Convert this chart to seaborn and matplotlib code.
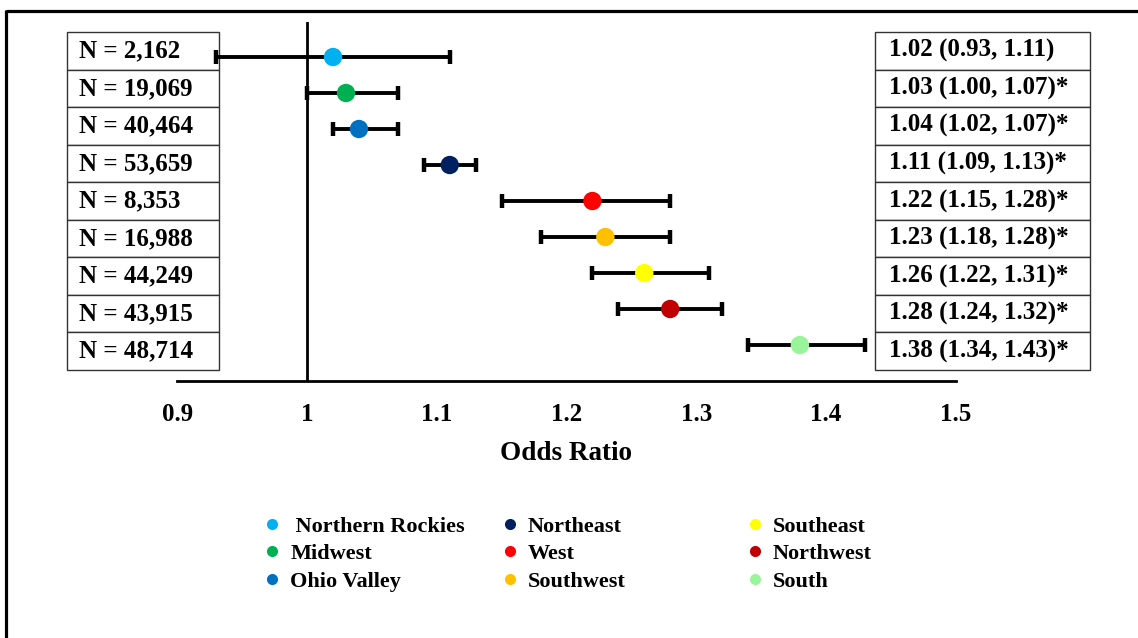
import matplotlib
matplotlib.use("Agg")
import matplotlib.pyplot as plt
from matplotlib.lines import Line2D
from matplotlib.patches import Rectangle
import pandas as pd
import seaborn as sns

# ---- data -------------------------------------------------------------
regions = ["Northern Rockies", "Midwest", "Ohio Valley", "Northeast", "West",
           "Southwest", "Southeast", "Northwest", "South"]
sample_sizes = ["N = 2,162", "N = 19,069", "N = 40,464", "N = 53,659", "N = 8,353",
                "N = 16,988", "N = 44,249", "N = 43,915", "N = 48,714"]
odds_ratio = [1.02, 1.03, 1.04, 1.11, 1.22, 1.23, 1.26, 1.28, 1.38]
ci_lower = [0.93, 1.00, 1.02, 1.09, 1.15, 1.18, 1.22, 1.24, 1.34]
ci_upper = [1.11, 1.07, 1.07, 1.13, 1.28, 1.28, 1.31, 1.32, 1.43]
significant = [False, True, True, True, True, True, True, True, True]
region_colors = ["#00B0F0", "#00B050", "#0070C0", "#002060", "#FF0000",
                 "#FFC000", "#FFFF00", "#C00000", "#99F599"]
x_ticks = [0.9, 1.0, 1.1, 1.2, 1.3, 1.4, 1.5]
x_tick_labels = ["0.9", "1", "1.1", "1.2", "1.3", "1.4", "1.5"]

df = pd.DataFrame({"region": regions, "or": odds_ratio, "lo": ci_lower,
                   "hi": ci_upper, "row": range(len(regions))})

# ---- style ------------------------------------------------------------
sns.set_theme(style="white")
plt.rcParams["font.family"] = ["Liberation Serif", "DejaVu Serif"]
plt.rcParams["font.weight"] = "bold"
plt.rcParams["text.color"] = "black"
plt.rcParams["axes.labelcolor"] = "black"
plt.rcParams["xtick.color"] = "black"
plt.rcParams["ytick.color"] = "black"

W, H = 1138, 638
fig = plt.figure(figsize=(W / 100, H / 100), dpi=100)
fig.patch.set_facecolor("white")

# pixel-space overlay for frame and side tables
bg = fig.add_axes([0, 0, 1, 1], zorder=0)
bg.set_xlim(0, W)
bg.set_ylim(H, 0)
bg.axis("off")

# outer frame (top and left edges)
bg.plot([6.5, W], [10.5, 10.5], color="black", lw=2.3, solid_capstyle="butt")
bg.plot([6.5, 6.5], [9.5, H], color="black", lw=2.3, solid_capstyle="butt")

# side tables
row_top, row_h = 32.0, 37.56
left_tab = (67, 219)
right_tab = (875, 1090)
for i in range(len(regions)):
    y0 = row_top + i * row_h
    for (xa, xb) in (left_tab, right_tab):
        bg.add_patch(Rectangle((xa, y0), xb - xa, row_h, facecolor="white",
                               edgecolor="#333333", lw=1.0))
    bg.text(left_tab[0] + 12, y0 + row_h / 2, sample_sizes[i], fontsize=18,
            fontweight="bold", va="center", ha="left", color="black")
    label = f"{odds_ratio[i]:.2f} ({ci_lower[i]:.2f}, {ci_upper[i]:.2f})"
    if significant[i]:
        label += "*"
    bg.text(right_tab[0] + 14, y0 + row_h / 2, label, fontsize=18,
            fontweight="bold", va="center", ha="left", color="black")

# ---- forest plot ------------------------------------------------------
x_px0, x_px1 = 177.4, 955.5
y_top, y_bot = 22.0, 381.0
ax = fig.add_axes([x_px0 / W, 1 - y_bot / H, (x_px1 - x_px0) / W,
                   (y_bot - y_top) / H], zorder=2)
ax.set_facecolor("none")
ax.set_xlim(0.9, 1.5)
ax.set_ylim((y_bot - 57) / 36, (y_top - 57) / 36)

ax.axvline(1.0, color="black", lw=2.0, zorder=1)
ax.errorbar(df["or"], df["row"],
            xerr=[df["or"] - df["lo"], df["hi"] - df["or"]],
            fmt="none", ecolor="black", elinewidth=2.8, capsize=5,
            capthick=3.2, zorder=2)
sns.scatterplot(data=df, x="or", y="row", hue="region", palette=region_colors,
                s=175, edgecolor="none", linewidth=0, legend=False, ax=ax,
                zorder=3)

for side in ("left", "top", "right"):
    ax.spines[side].set_visible(False)
ax.spines["bottom"].set_color("black")
ax.spines["bottom"].set_linewidth(2.0)
ax.set_yticks([])
ax.set_ylabel("")
ax.set_xticks(x_ticks)
ax.set_xticklabels(x_tick_labels, fontsize=18, fontweight="bold", color="black")
ax.tick_params(axis="x", length=0, pad=16, colors="black")
ax.set_xlabel("Odds Ratio", fontsize=19.5, fontweight="bold", labelpad=11,
              color="black")
ax.grid(False)

# ---- legend: three columns ---------------------------------------------
handles = [Line2D([], [], marker="o", linestyle="", markersize=8,
                  markerfacecolor=c, markeredgewidth=0) for c in region_colors]
labels = [" " + regions[0]] + regions[1:]
col_left = [263, 501, 746]
for c in range(3):
    idx = range(c * 3, c * 3 + 3)
    leg = fig.legend([handles[i] for i in idx], [labels[i] for i in idx],
                     loc="upper left", bbox_to_anchor=(col_left[c] / W, 1 - 516 / H),
                     frameon=False, borderpad=0, borderaxespad=0,
                     handlelength=0.8, handletextpad=0.42, labelspacing=0.32,
                     prop={"family": "Liberation Serif", "weight": "bold", "size": 16})
    for t in leg.get_texts():
        t.set_color("black")

fig.savefig("out.png", dpi=100, facecolor="white")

Task directions:
Write out each line again precisely as it appears, skipping every picture.

Written response:
Convert this chart to seaborn and matplotlib code.
import matplotlib
matplotlib.use("Agg")
import matplotlib.pyplot as plt
from matplotlib.lines import Line2D
from matplotlib.patches import Rectangle
import pandas as pd
import seaborn as sns

# ---- data -------------------------------------------------------------
regions = ["Northern Rockies", "Midwest", "Ohio Valley", "Northeast", "West",
           "Southwest", "Southeast", "Northwest", "South"]
sample_sizes = ["N = 2,162", "N = 19,069", "N = 40,464", "N = 53,659", "N = 8,353",
                "N = 16,988", "N = 44,249", "N = 43,915", "N = 48,714"]
odds_ratio = [1.02, 1.03, 1.04, 1.11, 1.22, 1.23, 1.26, 1.28, 1.38]
ci_lower = [0.93, 1.00, 1.02, 1.09, 1.15, 1.18, 1.22, 1.24, 1.34]
ci_upper = [1.11, 1.07, 1.07, 1.13, 1.28, 1.28, 1.31, 1.32, 1.43]
significant = [False, True, True, True, True, True, True, True, True]
region_colors = ["#00B0F0", "#00B050", "#0070C0", "#002060", "#FF0000",
                 "#FFC000", "#FFFF00", "#C00000", "#99F599"]
x_ticks = [0.9, 1.0, 1.1, 1.2, 1.3, 1.4, 1.5]
x_tick_labels = ["0.9", "1", "1.1", "1.2", "1.3", "1.4", "1.5"]

df = pd.DataFrame({"region": regions, "or": odds_ratio, "lo": ci_lower,
                   "hi": ci_upper, "row": range(len(regions))})

# ---- style ------------------------------------------------------------
sns.set_theme(style="white")
plt.rcParams["font.family"] = ["Liberation Serif", "DejaVu Serif"]
plt.rcParams["font.weight"] = "bold"
plt.rcParams["text.color"] = "black"
plt.rcParams["axes.labelcolor"] = "black"
plt.rcParams["xtick.color"] = "black"
plt.rcParams["ytick.color"] = "black"

W, H = 1138, 638
fig = plt.figure(figsize=(W / 100, H / 100), dpi=100)
fig.patch.set_facecolor("white")

# pixel-space overlay for frame and side tables
bg = fig.add_axes([0, 0, 1, 1], zorder=0)
bg.set_xlim(0, W)
bg.set_ylim(H, 0)
bg.axis("off")

# outer frame (top and left edges)
bg.plot([6.5, W], [10.5, 10.5], color="black", lw=2.3, solid_capstyle="butt")
bg.plot([6.5, 6.5], [9.5, H], color="black", lw=2.3, solid_capstyle="butt")

# side tables
row_top, row_h = 32.0, 37.56
left_tab = (67, 219)
right_tab = (875, 1090)
for i in range(len(regions)):
    y0 = row_top + i * row_h
    for (xa, xb) in (left_tab, right_tab):
        bg.add_patch(Rectangle((xa, y0), xb - xa, row_h, facecolor="white",
                               edgecolor="#333333", lw=1.0))
    bg.text(left_tab[0] + 12, y0 + row_h / 2, sample_sizes[i], fontsize=18,
            fontweight="bold", va="center", ha="left", color="black")
    label = f"{odds_ratio[i]:.2f} ({ci_lower[i]:.2f}, {ci_upper[i]:.2f})"
    if significant[i]:
        label += "*"
    bg.text(right_tab[0] + 14, y0 + row_h / 2, label, fontsize=18,
            fontweight="bold", va="center", ha="left", color="black")

# ---- forest plot ------------------------------------------------------
x_px0, x_px1 = 177.4, 955.5
y_top, y_bot = 22.0, 381.0
ax = fig.add_axes([x_px0 / W, 1 - y_bot / H, (x_px1 - x_px0) / W,
                   (y_bot - y_top) / H], zorder=2)
ax.set_facecolor("none")
ax.set_xlim(0.9, 1.5)
ax.set_ylim((y_bot - 57) / 36, (y_top - 57) / 36)

ax.axvline(1.0, color="black", lw=2.0, zorder=1)
ax.errorbar(df["or"], df["row"],
            xerr=[df["or"] - df["lo"], df["hi"] - df["or"]],
            fmt="none", ecolor="black", elinewidth=2.8, capsize=5,
            capthick=3.2, zorder=2)
sns.scatterplot(data=df, x="or", y="row", hue="region", palette=region_colors,
                s=175, edgecolor="none", linewidth=0, legend=False, ax=ax,
                zorder=3)

for side in ("left", "top", "right"):
    ax.spines[side].set_visible(False)
ax.spines["bottom"].set_color("black")
ax.spines["bottom"].set_linewidth(2.0)
ax.set_yticks([])
ax.set_ylabel("")
ax.set_xticks(x_ticks)
ax.set_xticklabels(x_tick_labels, fontsize=18, fontweight="bold", color="black")
ax.tick_params(axis="x", length=0, pad=16, colors="black")
ax.set_xlabel("Odds Ratio", fontsize=19.5, fontweight="bold", labelpad=11,
              color="black")
ax.grid(False)

# ---- legend: three columns ---------------------------------------------
handles = [Line2D([], [], marker="o", linestyle="", markersize=8,
                  markerfacecolor=c, markeredgewidth=0) for c in region_colors]
labels = [" " + regions[0]] + regions[1:]
col_left = [263, 501, 746]
for c in range(3):
    idx = range(c * 3, c * 3 + 3)
    leg = fig.legend([handles[i] for i in idx], [labels[i] for i in idx],
                     loc="upper left", bbox_to_anchor=(col_left[c] / W, 1 - 516 / H),
                     frameon=False, borderpad=0, borderaxespad=0,
                     handlelength=0.8, handletextpad=0.42, labelspacing=0.32,
                     prop={"family": "Liberation Serif", "weight": "bold", "size": 16})
    for t in leg.get_texts():
        t.set_color("black")

fig.savefig("out.png", dpi=100, facecolor="white")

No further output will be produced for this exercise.